§ **Extracted data**

──────────────────────────────

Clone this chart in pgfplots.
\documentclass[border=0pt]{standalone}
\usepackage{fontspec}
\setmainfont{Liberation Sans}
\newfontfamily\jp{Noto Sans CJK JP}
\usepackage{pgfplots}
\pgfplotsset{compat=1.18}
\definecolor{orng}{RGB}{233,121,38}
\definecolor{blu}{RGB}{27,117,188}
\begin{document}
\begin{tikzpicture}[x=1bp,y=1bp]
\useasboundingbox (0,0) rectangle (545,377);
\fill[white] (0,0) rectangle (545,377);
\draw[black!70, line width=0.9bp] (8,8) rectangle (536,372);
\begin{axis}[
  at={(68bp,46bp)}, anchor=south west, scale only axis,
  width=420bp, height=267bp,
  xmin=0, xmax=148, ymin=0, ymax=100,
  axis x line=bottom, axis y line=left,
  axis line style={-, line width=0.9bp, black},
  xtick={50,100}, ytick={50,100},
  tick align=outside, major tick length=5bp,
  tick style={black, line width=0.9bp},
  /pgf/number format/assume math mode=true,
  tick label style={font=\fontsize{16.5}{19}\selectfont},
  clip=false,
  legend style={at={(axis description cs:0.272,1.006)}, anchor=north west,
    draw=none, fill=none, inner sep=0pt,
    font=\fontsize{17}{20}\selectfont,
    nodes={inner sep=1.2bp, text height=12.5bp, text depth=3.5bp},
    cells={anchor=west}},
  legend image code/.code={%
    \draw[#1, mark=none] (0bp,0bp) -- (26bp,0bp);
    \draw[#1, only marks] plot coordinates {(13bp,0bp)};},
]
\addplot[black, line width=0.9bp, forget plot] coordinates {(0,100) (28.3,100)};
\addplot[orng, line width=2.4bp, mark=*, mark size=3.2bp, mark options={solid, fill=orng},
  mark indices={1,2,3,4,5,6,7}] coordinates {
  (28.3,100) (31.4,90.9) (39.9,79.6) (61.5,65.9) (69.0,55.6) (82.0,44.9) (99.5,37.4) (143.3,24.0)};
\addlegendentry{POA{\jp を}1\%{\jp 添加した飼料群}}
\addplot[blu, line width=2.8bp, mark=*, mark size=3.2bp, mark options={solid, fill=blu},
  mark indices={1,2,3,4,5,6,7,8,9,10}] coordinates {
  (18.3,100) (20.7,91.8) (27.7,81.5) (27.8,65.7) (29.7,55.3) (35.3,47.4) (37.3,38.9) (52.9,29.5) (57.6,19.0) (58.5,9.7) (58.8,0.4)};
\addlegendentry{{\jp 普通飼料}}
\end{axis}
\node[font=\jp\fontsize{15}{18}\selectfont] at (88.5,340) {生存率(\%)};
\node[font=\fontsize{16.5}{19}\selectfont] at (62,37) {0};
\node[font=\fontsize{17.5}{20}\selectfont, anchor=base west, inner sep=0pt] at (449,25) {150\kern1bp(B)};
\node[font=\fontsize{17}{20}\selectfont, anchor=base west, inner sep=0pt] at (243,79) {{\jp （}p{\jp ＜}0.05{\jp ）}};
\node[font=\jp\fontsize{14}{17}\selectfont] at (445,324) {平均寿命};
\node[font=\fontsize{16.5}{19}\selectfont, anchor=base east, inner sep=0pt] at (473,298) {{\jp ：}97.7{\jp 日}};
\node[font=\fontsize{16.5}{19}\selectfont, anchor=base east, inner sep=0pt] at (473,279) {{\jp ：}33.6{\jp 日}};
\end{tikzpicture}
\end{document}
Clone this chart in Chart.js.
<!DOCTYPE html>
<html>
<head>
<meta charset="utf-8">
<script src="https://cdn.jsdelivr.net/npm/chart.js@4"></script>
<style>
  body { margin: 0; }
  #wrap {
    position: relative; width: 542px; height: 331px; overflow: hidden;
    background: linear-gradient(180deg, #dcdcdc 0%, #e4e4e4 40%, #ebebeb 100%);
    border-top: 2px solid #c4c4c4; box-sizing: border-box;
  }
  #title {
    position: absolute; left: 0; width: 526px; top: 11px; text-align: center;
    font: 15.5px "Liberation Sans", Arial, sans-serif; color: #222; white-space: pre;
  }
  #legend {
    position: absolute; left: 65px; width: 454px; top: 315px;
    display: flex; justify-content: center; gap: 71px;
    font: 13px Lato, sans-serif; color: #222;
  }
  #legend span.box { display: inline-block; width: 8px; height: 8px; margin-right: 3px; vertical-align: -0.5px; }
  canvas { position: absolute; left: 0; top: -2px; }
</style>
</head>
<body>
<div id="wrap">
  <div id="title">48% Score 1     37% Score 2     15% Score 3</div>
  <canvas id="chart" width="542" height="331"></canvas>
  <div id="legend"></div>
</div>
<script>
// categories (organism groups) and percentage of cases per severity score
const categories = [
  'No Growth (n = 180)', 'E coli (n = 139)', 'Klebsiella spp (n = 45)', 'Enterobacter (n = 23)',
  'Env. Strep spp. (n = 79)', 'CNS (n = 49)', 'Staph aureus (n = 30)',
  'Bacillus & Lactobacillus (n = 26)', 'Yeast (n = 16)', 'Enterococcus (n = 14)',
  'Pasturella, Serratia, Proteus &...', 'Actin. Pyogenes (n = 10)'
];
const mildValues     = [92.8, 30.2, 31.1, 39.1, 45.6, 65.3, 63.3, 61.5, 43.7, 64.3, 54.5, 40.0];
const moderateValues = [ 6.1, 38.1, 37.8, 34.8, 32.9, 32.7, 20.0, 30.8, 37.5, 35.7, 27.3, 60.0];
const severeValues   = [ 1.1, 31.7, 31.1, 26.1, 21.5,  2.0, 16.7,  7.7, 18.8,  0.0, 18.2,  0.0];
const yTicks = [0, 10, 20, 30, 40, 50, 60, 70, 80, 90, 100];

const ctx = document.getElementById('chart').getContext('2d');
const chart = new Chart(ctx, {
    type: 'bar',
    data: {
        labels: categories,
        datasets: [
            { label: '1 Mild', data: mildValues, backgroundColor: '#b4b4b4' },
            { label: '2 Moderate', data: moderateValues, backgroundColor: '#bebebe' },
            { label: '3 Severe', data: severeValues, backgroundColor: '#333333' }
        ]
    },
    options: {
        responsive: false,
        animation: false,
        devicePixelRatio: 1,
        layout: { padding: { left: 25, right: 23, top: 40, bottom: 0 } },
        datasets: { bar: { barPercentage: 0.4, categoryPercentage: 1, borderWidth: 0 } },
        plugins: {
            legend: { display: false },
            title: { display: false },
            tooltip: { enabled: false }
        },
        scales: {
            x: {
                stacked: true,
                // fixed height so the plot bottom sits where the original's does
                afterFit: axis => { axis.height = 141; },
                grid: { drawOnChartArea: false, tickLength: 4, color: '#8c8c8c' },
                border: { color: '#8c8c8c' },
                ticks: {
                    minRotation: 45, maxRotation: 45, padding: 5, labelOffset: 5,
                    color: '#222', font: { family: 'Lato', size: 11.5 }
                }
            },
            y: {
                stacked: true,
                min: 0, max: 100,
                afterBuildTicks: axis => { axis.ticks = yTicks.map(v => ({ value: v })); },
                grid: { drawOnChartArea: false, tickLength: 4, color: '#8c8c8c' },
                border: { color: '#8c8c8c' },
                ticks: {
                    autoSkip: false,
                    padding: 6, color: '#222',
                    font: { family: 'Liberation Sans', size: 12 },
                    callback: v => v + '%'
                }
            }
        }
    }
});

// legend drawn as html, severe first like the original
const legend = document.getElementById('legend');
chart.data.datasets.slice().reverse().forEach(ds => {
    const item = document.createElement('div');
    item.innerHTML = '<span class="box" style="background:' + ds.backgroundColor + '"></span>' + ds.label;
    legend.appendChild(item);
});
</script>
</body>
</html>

──────────────────────────────

Restate each record exactly as written.

Clone this chart in pgfplots.
\documentclass[border=0pt]{standalone}
\usepackage{fontspec}
\setmainfont{Liberation Sans}
\newfontfamily\jp{Noto Sans CJK JP}
\usepackage{pgfplots}
\pgfplotsset{compat=1.18}
\definecolor{orng}{RGB}{233,121,38}
\definecolor{blu}{RGB}{27,117,188}
\begin{document}
\begin{tikzpicture}[x=1bp,y=1bp]
\useasboundingbox (0,0) rectangle (545,377);
\fill[white] (0,0) rectangle (545,377);
\draw[black!70, line width=0.9bp] (8,8) rectangle (536,372);
\begin{axis}[
  at={(68bp,46bp)}, anchor=south west, scale only axis,
  width=420bp, height=267bp,
  xmin=0, xmax=148, ymin=0, ymax=100,
  axis x line=bottom, axis y line=left,
  axis line style={-, line width=0.9bp, black},
  xtick={50,100}, ytick={50,100},
  tick align=outside, major tick length=5bp,
  tick style={black, line width=0.9bp},
  /pgf/number format/assume math mode=true,
  tick label style={font=\fontsize{16.5}{19}\selectfont},
  clip=false,
  legend style={at={(axis description cs:0.272,1.006)}, anchor=north west,
    draw=none, fill=none, inner sep=0pt,
    font=\fontsize{17}{20}\selectfont,
    nodes={inner sep=1.2bp, text height=12.5bp, text depth=3.5bp},
    cells={anchor=west}},
  legend image code/.code={%
    \draw[#1, mark=none] (0bp,0bp) -- (26bp,0bp);
    \draw[#1, only marks] plot coordinates {(13bp,0bp)};},
]
\addplot[black, line width=0.9bp, forget plot] coordinates {(0,100) (28.3,100)};
\addplot[orng, line width=2.4bp, mark=*, mark size=3.2bp, mark options={solid, fill=orng},
  mark indices={1,2,3,4,5,6,7}] coordinates {
  (28.3,100) (31.4,90.9) (39.9,79.6) (61.5,65.9) (69.0,55.6) (82.0,44.9) (99.5,37.4) (143.3,24.0)};
\addlegendentry{POA{\jp を}1\%{\jp 添加した飼料群}}
\addplot[blu, line width=2.8bp, mark=*, mark size=3.2bp, mark options={solid, fill=blu},
  mark indices={1,2,3,4,5,6,7,8,9,10}] coordinates {
  (18.3,100) (20.7,91.8) (27.7,81.5) (27.8,65.7) (29.7,55.3) (35.3,47.4) (37.3,38.9) (52.9,29.5) (57.6,19.0) (58.5,9.7) (58.8,0.4)};
\addlegendentry{{\jp 普通飼料}}
\end{axis}
\node[font=\jp\fontsize{15}{18}\selectfont] at (88.5,340) {生存率(\%)};
\node[font=\fontsize{16.5}{19}\selectfont] at (62,37) {0};
\node[font=\fontsize{17.5}{20}\selectfont, anchor=base west, inner sep=0pt] at (449,25) {150\kern1bp(B)};
\node[font=\fontsize{17}{20}\selectfont, anchor=base west, inner sep=0pt] at (243,79) {{\jp （}p{\jp ＜}0.05{\jp ）}};
\node[font=\jp\fontsize{14}{17}\selectfont] at (445,324) {平均寿命};
\node[font=\fontsize{16.5}{19}\selectfont, anchor=base east, inner sep=0pt] at (473,298) {{\jp ：}97.7{\jp 日}};
\node[font=\fontsize{16.5}{19}\selectfont, anchor=base east, inner sep=0pt] at (473,279) {{\jp ：}33.6{\jp 日}};
\end{tikzpicture}
\end{document}
Clone this chart in Chart.js.
<!DOCTYPE html>
<html>
<head>
<meta charset="utf-8">
<script src="https://cdn.jsdelivr.net/npm/chart.js@4"></script>
<style>
  body { margin: 0; }
  #wrap {
    position: relative; width: 542px; height: 331px; overflow: hidden;
    background: linear-gradient(180deg, #dcdcdc 0%, #e4e4e4 40%, #ebebeb 100%);
    border-top: 2px solid #c4c4c4; box-sizing: border-box;
  }
  #title {
    position: absolute; left: 0; width: 526px; top: 11px; text-align: center;
    font: 15.5px "Liberation Sans", Arial, sans-serif; color: #222; white-space: pre;
  }
  #legend {
    position: absolute; left: 65px; width: 454px; top: 315px;
    display: flex; justify-content: center; gap: 71px;
    font: 13px Lato, sans-serif; color: #222;
  }
  #legend span.box { display: inline-block; width: 8px; height: 8px; margin-right: 3px; vertical-align: -0.5px; }
  canvas { position: absolute; left: 0; top: -2px; }
</style>
</head>
<body>
<div id="wrap">
  <div id="title">48% Score 1     37% Score 2     15% Score 3</div>
  <canvas id="chart" width="542" height="331"></canvas>
  <div id="legend"></div>
</div>
<script>
// categories (organism groups) and percentage of cases per severity score
const categories = [
  'No Growth (n = 180)', 'E coli (n = 139)', 'Klebsiella spp (n = 45)', 'Enterobacter (n = 23)',
  'Env. Strep spp. (n = 79)', 'CNS (n = 49)', 'Staph aureus (n = 30)',
  'Bacillus & Lactobacillus (n = 26)', 'Yeast (n = 16)', 'Enterococcus (n = 14)',
  'Pasturella, Serratia, Proteus &...', 'Actin. Pyogenes (n = 10)'
];
const mildValues     = [92.8, 30.2, 31.1, 39.1, 45.6, 65.3, 63.3, 61.5, 43.7, 64.3, 54.5, 40.0];
const moderateValues = [ 6.1, 38.1, 37.8, 34.8, 32.9, 32.7, 20.0, 30.8, 37.5, 35.7, 27.3, 60.0];
const severeValues   = [ 1.1, 31.7, 31.1, 26.1, 21.5,  2.0, 16.7,  7.7, 18.8,  0.0, 18.2,  0.0];
const yTicks = [0, 10, 20, 30, 40, 50, 60, 70, 80, 90, 100];

const ctx = document.getElementById('chart').getContext('2d');
const chart = new Chart(ctx, {
    type: 'bar',
    data: {
        labels: categories,
        datasets: [
            { label: '1 Mild', data: mildValues, backgroundColor: '#b4b4b4' },
            { label: '2 Moderate', data: moderateValues, backgroundColor: '#bebebe' },
            { label: '3 Severe', data: severeValues, backgroundColor: '#333333' }
        ]
    },
    options: {
        responsive: false,
        animation: false,
        devicePixelRatio: 1,
        layout: { padding: { left: 25, right: 23, top: 40, bottom: 0 } },
        datasets: { bar: { barPercentage: 0.4, categoryPercentage: 1, borderWidth: 0 } },
        plugins: {
            legend: { display: false },
            title: { display: false },
            tooltip: { enabled: false }
        },
        scales: {
            x: {
                stacked: true,
                // fixed height so the plot bottom sits where the original's does
                afterFit: axis => { axis.height = 141; },
                grid: { drawOnChartArea: false, tickLength: 4, color: '#8c8c8c' },
                border: { color: '#8c8c8c' },
                ticks: {
                    minRotation: 45, maxRotation: 45, padding: 5, labelOffset: 5,
                    color: '#222', font: { family: 'Lato', size: 11.5 }
                }
            },
            y: {
                stacked: true,
                min: 0, max: 100,
                afterBuildTicks: axis => { axis.ticks = yTicks.map(v => ({ value: v })); },
                grid: { drawOnChartArea: false, tickLength: 4, color: '#8c8c8c' },
                border: { color: '#8c8c8c' },
                ticks: {
                    autoSkip: false,
                    padding: 6, color: '#222',
                    font: { family: 'Liberation Sans', size: 12 },
                    callback: v => v + '%'
                }
            }
        }
    }
});

// legend drawn as html, severe first like the original
const legend = document.getElementById('legend');
chart.data.datasets.slice().reverse().forEach(ds => {
    const item = document.createElement('div');
    item.innerHTML = '<span class="box" style="background:' + ds.backgroundColor + '"></span>' + ds.label;
    legend.appendChild(item);
});
</script>
</body>
</html>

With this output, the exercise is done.